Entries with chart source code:
== == ==

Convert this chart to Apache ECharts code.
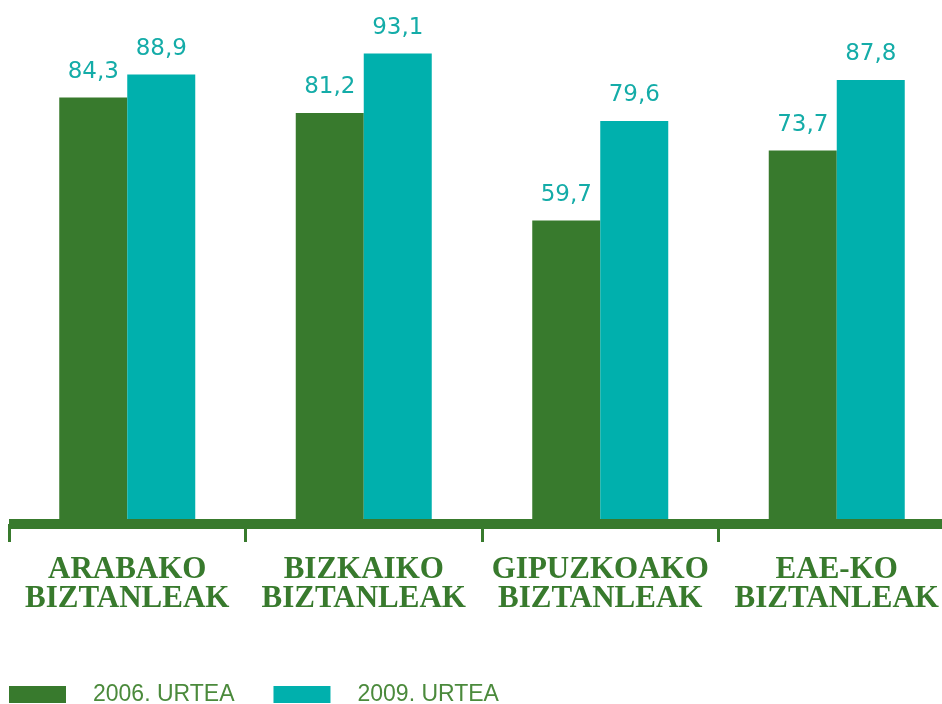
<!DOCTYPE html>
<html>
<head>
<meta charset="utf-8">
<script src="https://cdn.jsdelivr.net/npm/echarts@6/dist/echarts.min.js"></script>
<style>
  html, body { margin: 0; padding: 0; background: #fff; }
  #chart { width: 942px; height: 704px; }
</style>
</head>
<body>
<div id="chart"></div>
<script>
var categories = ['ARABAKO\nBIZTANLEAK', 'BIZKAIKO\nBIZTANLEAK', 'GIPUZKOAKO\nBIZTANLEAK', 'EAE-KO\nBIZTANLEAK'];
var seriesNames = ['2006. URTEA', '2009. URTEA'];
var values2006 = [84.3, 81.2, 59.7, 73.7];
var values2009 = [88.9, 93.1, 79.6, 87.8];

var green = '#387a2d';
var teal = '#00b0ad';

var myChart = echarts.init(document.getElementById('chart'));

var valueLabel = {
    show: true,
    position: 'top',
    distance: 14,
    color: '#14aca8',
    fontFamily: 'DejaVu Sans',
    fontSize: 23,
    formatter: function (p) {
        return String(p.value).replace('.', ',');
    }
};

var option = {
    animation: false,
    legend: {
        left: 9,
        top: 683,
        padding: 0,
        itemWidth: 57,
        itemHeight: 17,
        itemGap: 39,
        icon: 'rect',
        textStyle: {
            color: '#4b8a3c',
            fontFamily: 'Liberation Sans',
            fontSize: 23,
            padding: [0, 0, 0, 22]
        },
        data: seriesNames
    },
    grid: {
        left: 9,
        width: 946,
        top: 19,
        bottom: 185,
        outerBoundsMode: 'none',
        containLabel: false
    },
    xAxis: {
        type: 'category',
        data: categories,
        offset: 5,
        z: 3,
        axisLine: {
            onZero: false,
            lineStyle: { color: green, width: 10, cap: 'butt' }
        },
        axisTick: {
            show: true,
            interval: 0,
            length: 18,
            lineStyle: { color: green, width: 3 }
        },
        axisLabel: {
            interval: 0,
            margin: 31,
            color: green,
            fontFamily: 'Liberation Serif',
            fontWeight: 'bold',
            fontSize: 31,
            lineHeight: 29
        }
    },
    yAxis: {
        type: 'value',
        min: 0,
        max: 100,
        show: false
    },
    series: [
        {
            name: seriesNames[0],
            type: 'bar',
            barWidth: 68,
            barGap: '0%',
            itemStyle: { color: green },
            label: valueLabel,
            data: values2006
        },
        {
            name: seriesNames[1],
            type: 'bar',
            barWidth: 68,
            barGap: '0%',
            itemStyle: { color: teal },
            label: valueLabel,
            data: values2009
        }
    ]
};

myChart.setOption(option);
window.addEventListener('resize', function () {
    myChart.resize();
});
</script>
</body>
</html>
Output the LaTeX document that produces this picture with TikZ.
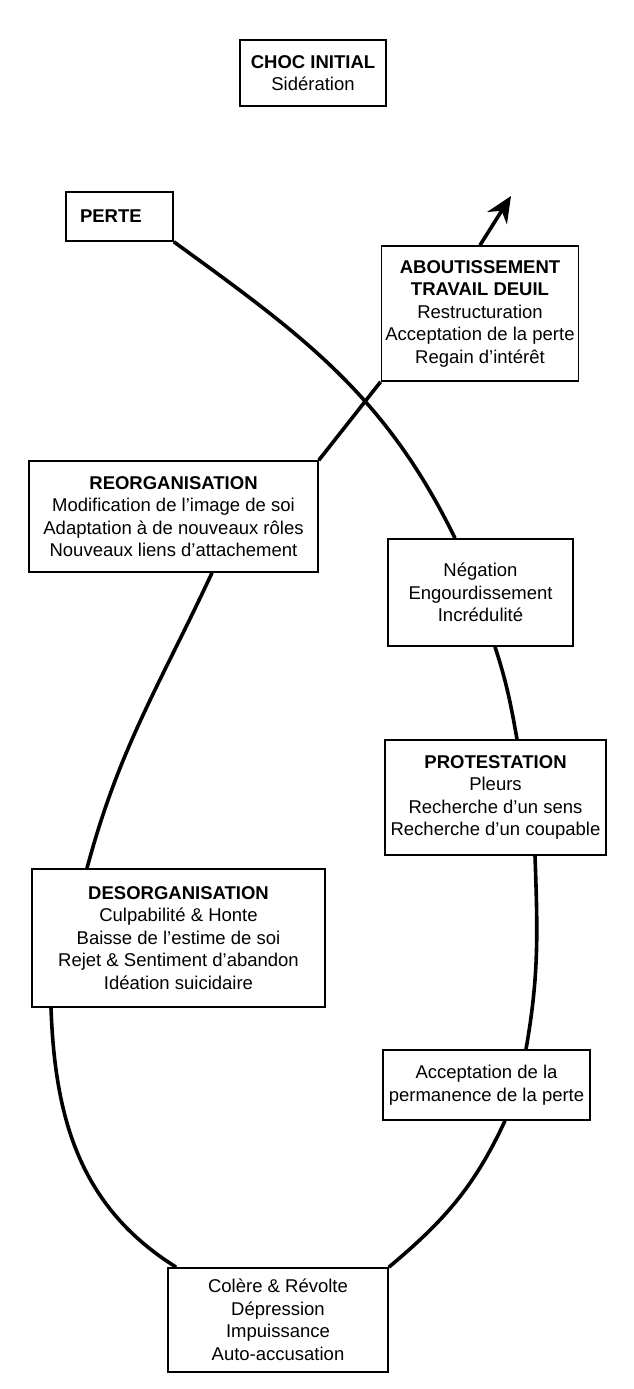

== == ==

[EXERCISE GOAL] All the lines above are to be given again exactly as they read, with the pictures removed.

[RESPONSE TO THE EXERCISE]
Convert this chart to Apache ECharts code.
<!DOCTYPE html>
<html>
<head>
<meta charset="utf-8">
<script src="https://cdn.jsdelivr.net/npm/echarts@6/dist/echarts.min.js"></script>
<style>
  html, body { margin: 0; padding: 0; background: #fff; }
  #chart { width: 942px; height: 704px; }
</style>
</head>
<body>
<div id="chart"></div>
<script>
var categories = ['ARABAKO\nBIZTANLEAK', 'BIZKAIKO\nBIZTANLEAK', 'GIPUZKOAKO\nBIZTANLEAK', 'EAE-KO\nBIZTANLEAK'];
var seriesNames = ['2006. URTEA', '2009. URTEA'];
var values2006 = [84.3, 81.2, 59.7, 73.7];
var values2009 = [88.9, 93.1, 79.6, 87.8];

var green = '#387a2d';
var teal = '#00b0ad';

var myChart = echarts.init(document.getElementById('chart'));

var valueLabel = {
    show: true,
    position: 'top',
    distance: 14,
    color: '#14aca8',
    fontFamily: 'DejaVu Sans',
    fontSize: 23,
    formatter: function (p) {
        return String(p.value).replace('.', ',');
    }
};

var option = {
    animation: false,
    legend: {
        left: 9,
        top: 683,
        padding: 0,
        itemWidth: 57,
        itemHeight: 17,
        itemGap: 39,
        icon: 'rect',
        textStyle: {
            color: '#4b8a3c',
            fontFamily: 'Liberation Sans',
            fontSize: 23,
            padding: [0, 0, 0, 22]
        },
        data: seriesNames
    },
    grid: {
        left: 9,
        width: 946,
        top: 19,
        bottom: 185,
        outerBoundsMode: 'none',
        containLabel: false
    },
    xAxis: {
        type: 'category',
        data: categories,
        offset: 5,
        z: 3,
        axisLine: {
            onZero: false,
            lineStyle: { color: green, width: 10, cap: 'butt' }
        },
        axisTick: {
            show: true,
            interval: 0,
            length: 18,
            lineStyle: { color: green, width: 3 }
        },
        axisLabel: {
            interval: 0,
            margin: 31,
            color: green,
            fontFamily: 'Liberation Serif',
            fontWeight: 'bold',
            fontSize: 31,
            lineHeight: 29
        }
    },
    yAxis: {
        type: 'value',
        min: 0,
        max: 100,
        show: false
    },
    series: [
        {
            name: seriesNames[0],
            type: 'bar',
            barWidth: 68,
            barGap: '0%',
            itemStyle: { color: green },
            label: valueLabel,
            data: values2006
        },
        {
            name: seriesNames[1],
            type: 'bar',
            barWidth: 68,
            barGap: '0%',
            itemStyle: { color: teal },
            label: valueLabel,
            data: values2009
        }
    ]
};

myChart.setOption(option);
window.addEventListener('resize', function () {
    myChart.resize();
});
</script>
</body>
</html>
Output the LaTeX document that produces this picture with TikZ.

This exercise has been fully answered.